- Objectives:
While several factors contribute to the vitality of the local retail market the most fundamental factor is the relative size of the market in terms of potential customers. The purpose of this applied study is to provide an empirical analysis of market demand threshold using stochastic frontier and count data approaches. In this study I review the underlying economic theory and empirical approaches to threshold demand analysis. The empirical analysis estimates the demand threshold for retail business using county level data from the U.S. The results from this study can be used by local economic development practitioners and entrepreneurs to retain, promote, and attract retail commercial businesses in the local communities.
- Data/Methods
The approach adopted in this study builds on threshold analysis by examining the underlying structure of demand for a range of different types of retail and service firms. The predicted number of firms for each community from each model, given its socioeconomic characteristics, can compare to the observed numbers. If the number of firms observed in a sector is greater (less) than the predicted level, then it is reasonably concluded that the sector(s) is strength (weakness) for the community. The county level data on business establishments are being collected from various sources such as, Economic Census of Retail Trade, County Business Patterns, and U.S. Census Bureau. This data will provide 3-digit North American Industry Classification System (NAICS) code on total number of retail establishments, employment, and number of establishments by employee-size. The data on socio-economic information would be extracted from various U.S. Government publications such as, City County Data Book (U.S. Census Bureau) and U.S. Community Fact Finder. The study will include twelve 3-digit NAICS rural businesses in a county.

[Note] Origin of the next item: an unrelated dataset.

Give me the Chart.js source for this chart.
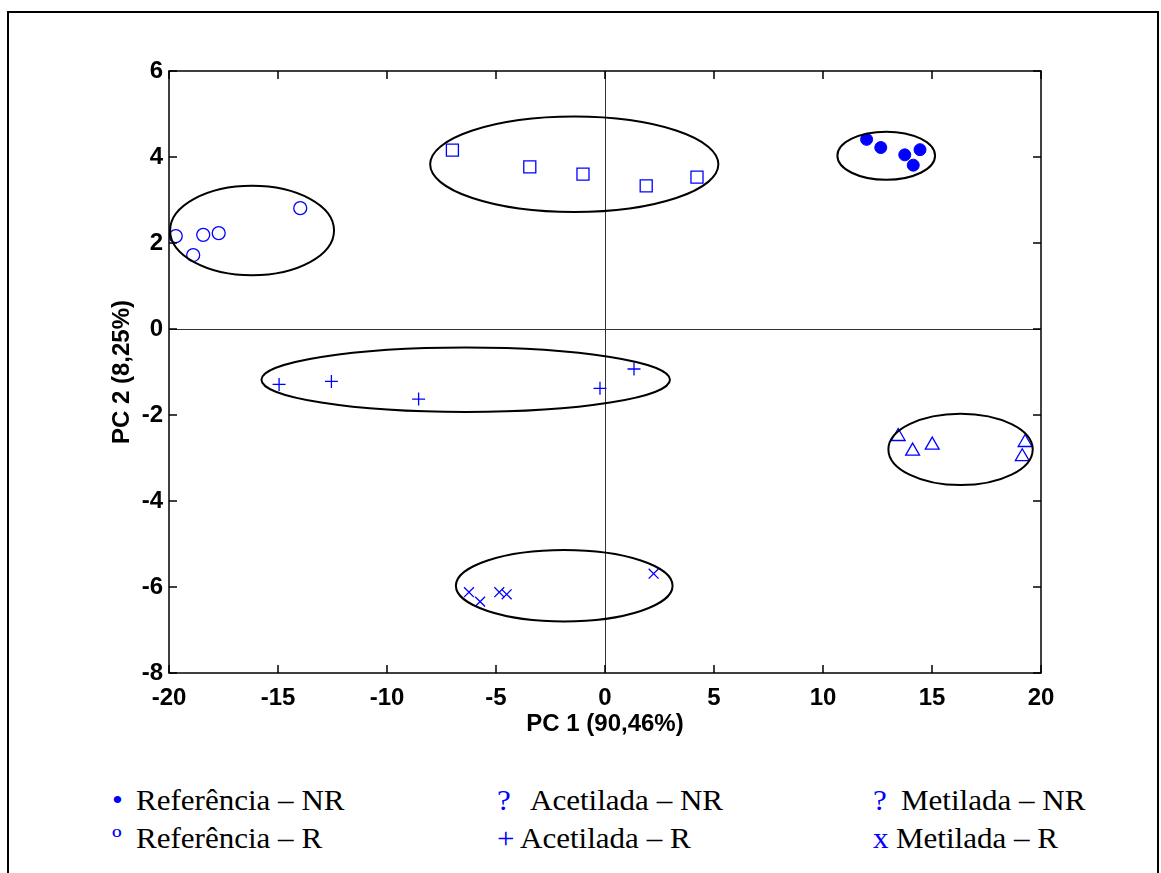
<!DOCTYPE html>
<html>
<head>
<meta charset="utf-8">
<script src="https://cdn.jsdelivr.net/npm/chart.js@4.4.0/dist/chart.umd.min.js"></script>
<style>
  body { margin: 0; background: #fff; }
  #frame { position: absolute; left: 7px; top: 11px; width: 1148px; height: 900px;
           border: 2px solid #000; border-bottom: none; }
  #wrap { position: absolute; left: 0; top: 0; width: 1161px; height: 760px; }
  .leg { position: absolute; font-family: "Liberation Serif", "Times New Roman", serif;
         font-size: 29px; line-height: 30px; white-space: pre; color: #000;
         transform: scaleX(1.07); transform-origin: 0 0; }
  .sym { color: #0000ff; }
</style>
</head>
<body>
<div id="frame"></div>
<div id="wrap"><canvas id="myChart"></canvas></div>

<div class="leg sym" style="left:112px; top:785px;">•</div>
<div class="leg" style="left:136px; top:785px;">Referência – NR</div>
<div class="leg sym" style="left:497px; top:785px;">?</div>
<div class="leg" style="left:530px; top:785px;">Acetilada – NR</div>
<div class="leg sym" style="left:873px; top:785px;">?</div>
<div class="leg" style="left:901px; top:785px;">Metilada – NR</div>
<div class="leg sym" style="left:112px; top:823px;">º</div>
<div class="leg" style="left:136px; top:823px;">Referência – R</div>
<div class="leg sym" style="left:497px; top:823px;">+</div>
<div class="leg" style="left:520px; top:823px;">Acetilada – R</div>
<div class="leg sym" style="left:873px; top:823px;">x</div>
<div class="leg" style="left:896px; top:823px;">Metilada – R</div>

<script>
// PCA scores (PC1, PC2)
const refNR_x = [12.0, 12.65, 13.75, 14.45, 14.14];
const refNR_y = [4.41, 4.22, 4.05, 4.17, 3.81];
const refR_x = [-19.69, -18.89, -18.43, -17.72, -13.98];
const refR_y = [2.16, 1.72, 2.19, 2.23, 2.81];
const acNR_x = [-7.0, -3.45, -1.01, 1.89, 4.22];
const acNR_y = [4.16, 3.77, 3.60, 3.33, 3.53];
const acR_x = [-14.95, -12.55, -8.55, -0.23, 1.33];
const acR_y = [-1.29, -1.22, -1.63, -1.38, -0.93];
const meNR_x = [13.45, 14.11, 15.01, 19.27, 19.14];
const meNR_y = [-2.50, -2.84, -2.70, -2.64, -2.97];
const meR_x = [-6.24, -5.73, -4.85, -4.51, 2.23];
const meR_y = [-6.12, -6.34, -6.12, -6.17, -5.69];

// group ellipses: centre and half axes in data units
const ellCx = [12.9, -16.19, -1.41, -6.39, 16.31, -1.87];
const ellCy = [4.03, 2.29, 3.83, -1.18, -2.80, -5.97];
const ellRx = [2.24, 3.76, 6.61, 9.37, 3.31, 4.97];
const ellRy = [0.56, 1.04, 1.11, 0.75, 0.83, 0.83];

const xTicks = [-20, -15, -10, -5, 0, 5, 10, 15, 20];
const yTicks = [-8, -6, -4, -2, 0, 2, 4, 6];

const blue = "rgb(0,0,255)";
const pts = (xs, ys) => xs.map((x, i) => ({ x: x, y: ys[i] }));

// box, inward ticks and ellipses
const boxPlugin = {
  id: "box",
  afterDatasetsDraw(chart) {
    const { ctx, chartArea: a, scales: { x, y } } = chart;
    ctx.save();
    ctx.strokeStyle = "#000";
    ctx.lineWidth = 2;
    for (let i = 0; i < ellCx.length; i++) {
      const cx = x.getPixelForValue(ellCx[i]);
      const cy = y.getPixelForValue(ellCy[i]);
      const rx = Math.abs(x.getPixelForValue(ellCx[i] + ellRx[i]) - cx);
      const ry = Math.abs(y.getPixelForValue(ellCy[i] + ellRy[i]) - cy);
      ctx.beginPath();
      ctx.ellipse(cx, cy, rx, ry, 0, 0, Math.PI * 2);
      ctx.stroke();
    }
    ctx.lineWidth = 1.5;
    ctx.strokeRect(a.left, a.top, a.right - a.left, a.bottom - a.top);
    ctx.beginPath();
    xTicks.forEach(v => {
      const p = x.getPixelForValue(v);
      ctx.moveTo(p, a.bottom); ctx.lineTo(p, a.bottom - 8);
      ctx.moveTo(p, a.top); ctx.lineTo(p, a.top + 8);
    });
    yTicks.forEach(v => {
      const p = y.getPixelForValue(v);
      ctx.moveTo(a.left, p); ctx.lineTo(a.left + 8, p);
      ctx.moveTo(a.right, p); ctx.lineTo(a.right - 8, p);
    });
    ctx.stroke();
    ctx.restore();
  }
};

const tickFont = { family: "'Liberation Sans', Arial, sans-serif", size: 24, weight: "bold" };
const zeroGrid = {
  drawTicks: false,
  lineWidth: 1,
  color: c => (c.tick && c.tick.value === 0 ? "#333" : "rgba(0,0,0,0)")
};

new Chart(document.getElementById("myChart"), {
  type: "scatter",
  data: {
    datasets: [
      { label: "Referência – NR", data: pts(refNR_x, refNR_y), pointStyle: "circle",
        pointRadius: 6, backgroundColor: blue, borderColor: blue, borderWidth: 1 },
      { label: "Referência – R", data: pts(refR_x, refR_y), pointStyle: "circle",
        pointRadius: 6.5, backgroundColor: "rgba(0,0,0,0)", borderColor: blue, borderWidth: 1.3 },
      { label: "Acetilada – NR", data: pts(acNR_x, acNR_y), pointStyle: "rect",
        pointRadius: 8.5, backgroundColor: "rgba(0,0,0,0)", borderColor: blue, borderWidth: 1.3 },
      { label: "Acetilada – R", data: pts(acR_x, acR_y), pointStyle: "cross",
        pointRadius: 6.5, borderColor: blue, borderWidth: 1.3 },
      { label: "Metilada – NR", data: pts(meNR_x, meNR_y), pointStyle: "triangle",
        pointRadius: 8, backgroundColor: "rgba(0,0,0,0)", borderColor: blue, borderWidth: 1.3 },
      { label: "Metilada – R", data: pts(meR_x, meR_y), pointStyle: "crossRot",
        pointRadius: 7, borderColor: blue, borderWidth: 1.3 }
    ]
  },
  options: {
    responsive: true,
    maintainAspectRatio: false,
    animation: false,
    layout: { padding: { left: 104, top: 71, right: 120, bottom: 0 } },
    plugins: { legend: { display: false }, tooltip: { enabled: false } },
    scales: {
      x: {
        min: -20, max: 20,
        afterBuildTicks: s => { s.ticks = xTicks.map(v => ({ value: v })); },
        afterFit: s => { s.height = 87; },
        ticks: { font: tickFont, color: "#000", padding: 11, maxRotation: 0 },
        grid: zeroGrid,
        border: { display: false },
        title: { display: true, text: "PC 1 (90,46%)", font: tickFont, color: "#000",
                 padding: { top: 0, bottom: 21 } }
      },
      y: {
        min: -8, max: 6,
        afterBuildTicks: s => { s.ticks = yTicks.map(v => ({ value: v })); },
        afterFit: s => { s.width = 65; },
        ticks: { font: tickFont, color: "#000", padding: 6 },
        grid: zeroGrid,
        border: { display: false },
        title: { display: true, text: "PC 2 (8,25%)", font: tickFont, color: "#000",
                 padding: { top: 4, bottom: 0 } }
      }
    }
  },
  plugins: [boxPlugin]
});
</script>
</body>
</html>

- Results/Expected Results
It is expected that the estimated system parameter lambda in stochastic frontier model would be significant implying rural markets are over-retailed due to lower rates of acceptable return. The dominant variable in the equation, population, is expected to be significant and positive. The variable on per capita income is expected to be positive and significant. Depending on the statistical significance of the conditional mean of the dependent variable lambda in count data model it will be determined whether Poission or negative binomial model is best for our data. Comparing the expected value of retail establishments to the actual number of firms in the community, the economic development professionals can pursue retail development strategies.
- Conclusion
Increasingly potential entrepreneurs are required by financial organizations to develop detailed business plans. While the cost side of the business plan is often easier for the entrepreneur to develop and commit to writing, the potential revenue side of the business plan is often guess-work at best. Here, market threshold estimates, in conjuncture with the tools of Trade Area Analysis and a host of other market analysis tools, can begin to help the entrepreneur think through the market potential of his or her business idea.